Graph database infrastructure

Some features and applications in Collibra rely on a graph database that holds a partial copy of the main database, including the knowledge graph and operating model. This copy is updated regularly to reflect changes made to the main database.

When you commit a transaction, all changes are transferred to the graph database through a synchronization process called Change Data Capture (CDC). Features and applications that rely on the graph database may be affected by the synchronization status. Some capabilities may become temporarily unavailable or show outdated data. For more information about the specific impact, refer to the documentation for each feature or application.

Snapshot process

When a graph database is first connected to your environment, a full copy of the main database is transferred in a process called a snapshot. The graph database is unavailable during this process, which may also affect the availability of other features and applications.

Note During a snapshot, the graph database status shows as Snapshotting in progress.

Occasionally, Collibra may need to re-trigger a full or partial snapshot to deliver new features, fix issues, or prevent more significant problems. When this is planned as part of scheduled maintenance, you are notified in advance through an in-app notification.

Synchronization delay

Changes to the main database are transferred to the graph database after each committed transaction. Transactions are always processed in commit order to ensure database integrity. Large transactions can block the transfer of smaller ones, so it is important to keep your transaction size and duration as small as possible.

Important Large transactions can significantly delay synchronization and may affect the freshness of data in features that rely on the graph database.

Common sources of large transactions

Large transactions are most commonly observed in the following contexts:

Source Recommendations
Import jobs
  • Set the continueOnError flag to true on import jobs. This ensures the job relies on smaller, independent transactions instead of one large one committed at the end.

    Note Starting with version 2026.07, this is the default behavior for the Import API.

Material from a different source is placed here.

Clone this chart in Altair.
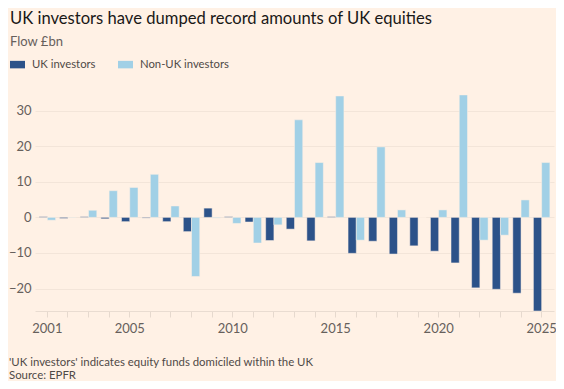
import altair as alt
import pandas as pd

# ---- data ----
years = [str(y) for y in range(2001, 2026)]
uk_investors = [0.2, -0.3, 0.2, -0.4, -1.2, -0.2, -1.2, -4.0, 2.6, 0.2,
                -1.3, -6.5, -3.3, -6.6, 0.2, -10.1, -6.7, -10.3, -8.0, -9.5,
                -12.8, -19.8, -20.2, -21.3, -26.3]
non_uk_investors = [-0.8, 0.1, 2.0, 7.5, 8.4, 12.1, 3.2, -16.6, -0.2, -1.7,
                    -7.2, -2.1, 27.4, 15.4, 34.1, -6.4, 19.8, 2.1, 0.0, 2.1,
                    34.4, -6.4, -5.0, 4.9, 15.4]
series_names = ["UK investors", "Non-UK investors"]
label_years = ["2001", "2005", "2010", "2015", "2020", "2025"]
y_ticks = [-20, -10, 0, 10, 20, 30]
title_text = "UK investors have dumped record amounts of UK equities"
subtitle_text = "Flow £bn"
footnote_1 = "'UK investors' indicates equity funds domiciled within the UK"
footnote_2 = "Source: EPFR"

rows = []
for y, a, b in zip(years, uk_investors, non_uk_investors):
    rows.append({"year": y, "series": series_names[0], "value": a})
    rows.append({"year": y, "series": series_names[1], "value": b})
df = pd.DataFrame(rows)

BG = "#FFF1E5"
FONT = "Lato"
GREY = "#66605C"
TEXT = "#4F4A47"
DARK = "#2C5289"
LIGHT = "#A1D0E6"

label_expr = "indexof(" + str(label_years) + ", datum.label) >= 0 ? datum.label : ''"

bars = alt.Chart(df).mark_bar(stroke=BG, strokeWidth=0.5).encode(
    x=alt.X("year:O",
            scale=alt.Scale(paddingInner=0.2, paddingOuter=0.2),
            axis=alt.Axis(title=None, labelAngle=0, labelExpr=label_expr,
                          tickColor="#E6D9CE", tickSize=6, domainColor="#E9DCD1",
                          labelFontSize=13, labelColor=GREY, labelFont=FONT,
                          labelPadding=5, grid=False)),
    xOffset=alt.XOffset("series:N", sort=series_names),
    y=alt.Y("value:Q",
            scale=alt.Scale(domain=[-26.3, 35.5], nice=False),
            axis=alt.Axis(title=None, values=y_ticks, grid=True, gridColor="#F3E5D9",
                          domain=False, ticks=False, labelFontSize=13,
                          labelColor=GREY, labelFont=FONT, labelPadding=4)),
    color=alt.Color("series:N",
                    scale=alt.Scale(domain=series_names, range=[DARK, LIGHT]),
                    legend=alt.Legend(title=None, orient="none", legendX=-25, legendY=-34,
                                      direction="horizontal",
                                      symbolType="M-1,-0.5H1V0.5H-1Z", symbolSize=225,
                                      symbolStrokeWidth=0, labelFontSize=11.3,
                                      labelFont=FONT, labelColor=TEXT,
                                      columnPadding=22, labelOffset=7, padding=0)),
)


def text_layer(txt, x, y, size, color):
    return alt.Chart(pd.DataFrame({"t": [txt]})).mark_text(
        align="left", baseline="alphabetic", fontSize=size, font=FONT, color=color
    ).encode(x=alt.value(x), y=alt.value(y), text="t:N")


title = text_layer(title_text, -25, -67, 16.6, "#1A1817")
subtitle = text_layer(subtitle_text, -25, -45, 13, GREY)
foot1 = text_layer(footnote_1, -26, 275, 11.4, TEXT)
foot2 = text_layer(footnote_2, -26, 288, 11.4, TEXT)

chart = alt.layer(bars, title, subtitle, foot1, foot2).properties(
    width=519, height=220,
    padding={"left": 27, "top": 83, "right": 2, "bottom": 70},
    autosize=alt.AutoSizeParams(type="none"),
    background=BG,
).configure_view(stroke=None)

chart.save("out.html", embed_options={"renderer": "svg", "actions": False})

Workflows Prefer bulk operations that rely on the import module, output module, or knowledge graph API. These approaches are optimized for faster processing between user interactions.

Graph database status

Collibra measures synchronization delay by regularly sending a heartbeat signal that is inserted between transactions. You can view the synchronization status in Collibra settingsGeneralSystemGraph DB synchronization status row. The row shows the current status and, if the delay exceeds one minute, the synchronization delay in minutes. Some features and applications also report the delay or status directly. For more information, refer to the documentation for each feature.

Status Delay range Description
Current Under 5 minutes The graph database is up to date. The delay is not shown when under 1 minute.
Slightly behind 5–30 minutes Minor synchronization lag. Data may be slightly outdated.
Moderately behind 30 minutes–2 hours Noticeable lag. Some features may show stale data.
Heavily behind 2–4 hours Significant lag. Review recent large transactions.
Critically behind Over 4 hours Severe lag. Consider contacting Collibra Support if this persists and you have not committed large transactions recently.
Snapshotting in progress Not applicable A full or partial snapshot is running. The graph database is temporarily unavailable.
Status unavailable Not applicable An error occurred while querying the status. Contact Collibra Support if the issue persists.

Availability

The graph database synchronization status is only available in environments where the CDC process is enabled. The following availability restrictions apply:

  • Only commercial cloud environments can be enabled at this time.
  • This feature is not available for CPSH or GovCloud environments.
  • Commercial cloud production environments are enabled on demand. Submit a support request to enable it for your environment.

Important The graph database infrastructure is currently in public preview. Service interruptions may occur more frequently than expected as Collibra stabilizes and scales the infrastructure.